Black Sea


Black Sea

Levan Songulashvili & Christian Awe

68 Projects by Galerie Kornfeld
Berlin, Germany | 2018.


In the exhibition “Black Sea” 68 Projects presents works by the Georgian painter Levan Songulashvili and Berlin painter Christian Awe. The show combines powerful, life-affirming color compositions by Awe with the black and white philosophical approach to painting by Songulashvili. Two artists, two flows, two worlds: together at 68 Projects.



The motives and emotional medium is water, its energy, its depth and intangibility, its fire, its colors. The elixir of life that, like the air we breathe, is fleeting and unfathomable, yet unlike air – leaves no more than a wet glow upon the skin. Water that is colorless and yet reflects all colors. Water that creates fertility, quenches thirst; and the fire that purifies, carries and floods us, that stands still or flows to the sea, which is never the same when we dive in it. Part of the myth of life and the hereafter that erases the memory and yet stores all memory as it flows through the layers of rock.

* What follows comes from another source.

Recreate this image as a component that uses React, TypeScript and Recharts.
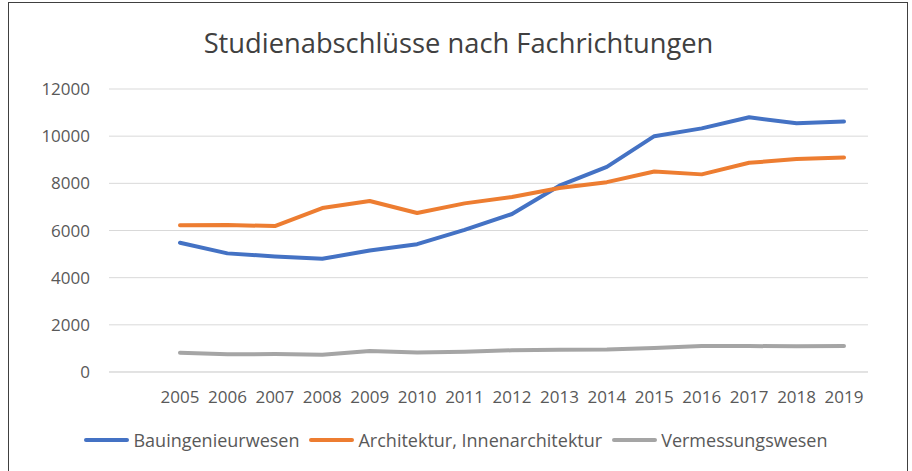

The depths of the oil paintings of the young Georgian artist Levan Songulashvili, evoke the underworld and the River Styx, where marsh plants and jellyfish (French ‘Méduse’, German ‘Quallen’) surround the dead, translating the remnants of organic existence into their own to embrace and devour.

Both at home in Tbilisi and in New York, he was Artist in Residence of Galerie Kornfeld / 68 Projects in Berlin for three months, where four large-format oil paintings were created and exhibited as a continuation of his STYX series. They show a mythologist and mystic at work, whose fantastically hovering instrument, whether feather, pen or brush, always probes into the depth, the secret, where all colors go out in these works of art. An Opheliaesque woman’s head depicts a barely recognizable form of a female body on its face – an unobtrusive quote from the history of art (Magritte), which is as present in his pictures as the myths, like those of figures from religion or poetry.

In Levan Songulashvili’s work everything is revealed and made visible; including colors that meld into the shadowy, suggestive, changeable, and back to that dreamlike realm where knowledge and ignorance, where the conscious, half-conscious and unconscious, flow underwater.

Songulashvili is one of the most promising contemporary artists of today.